Not quite yet! While I was already deeply immersed in brown, and sinking further, I heard my friend’s voice, already quite far away in the distance, muffled through all the shit. She suggested asking the elder lady at whose home we were staying if we could all crash there, at her house. Yeah right. Let’s wake up this lady at 4:30am and ask her if eight other drunk tattooed guys, not smelling all too well after a fourteen hour drive and no showers, could all spontaneously crash in her tiny house! It seemed so absurd, that I just mumbled, “Alright, go for it.” So I was sitting on the stairs, beat, hopeless, sleepless, angry, lost, while my friend woke up the old lady… and after a short moment of hesitation and an incredulous stare, she said, “Of course. Go get your guys!”

Honestly, who would do that? Who would open up their house to a bunch of strangers at 4:30am? I was so impressed that I didn’t really know what to say. Triumph.

I drove back to the hostel to pick up my guys. By that time Loic and two others had already forcefully entered the hostel through an open window on the first floor. They grabbed the first keys they could find at the reception desk, went into a random room, locked the door, smoked a massive joint and set off the fire alarm. No one seemed to care, though: I guess the fire fighters in this country shut off their phones at night as well, just like the hostel people.

Another kind of triumph, and there were only five of us left who had to return to the lady’s small house. When we got back she was already cooking tea for us and had prepared sheets and pillows on her living room floor. Heather I., a living legend.

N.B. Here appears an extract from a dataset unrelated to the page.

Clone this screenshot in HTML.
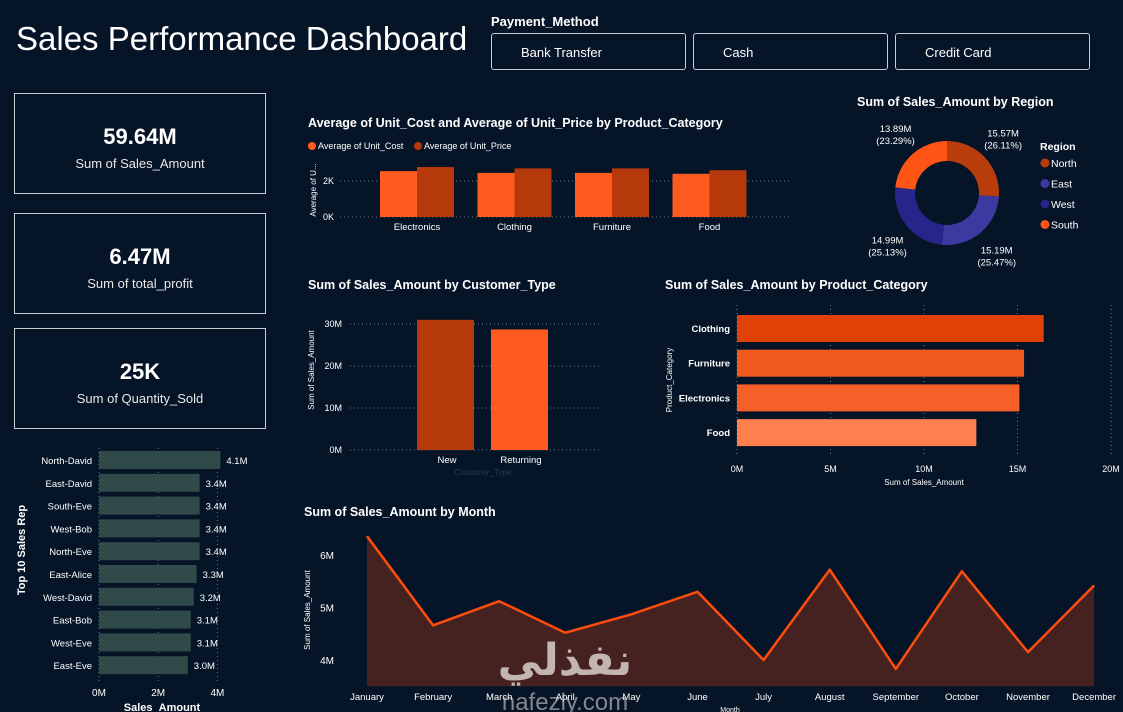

With the return trip the following day, we spent a total of 33 hours in the van this weekend versus just two hours on stage. It was a weekend that made us question why we are even doing this, but it was also a weekend which left me impressed by the generosity and helpfulness of strangers. When you are most vulnerable, deepest down in the brown, someone is there to help you out. Learn to trust in the rope from the sky. Have I become a believer?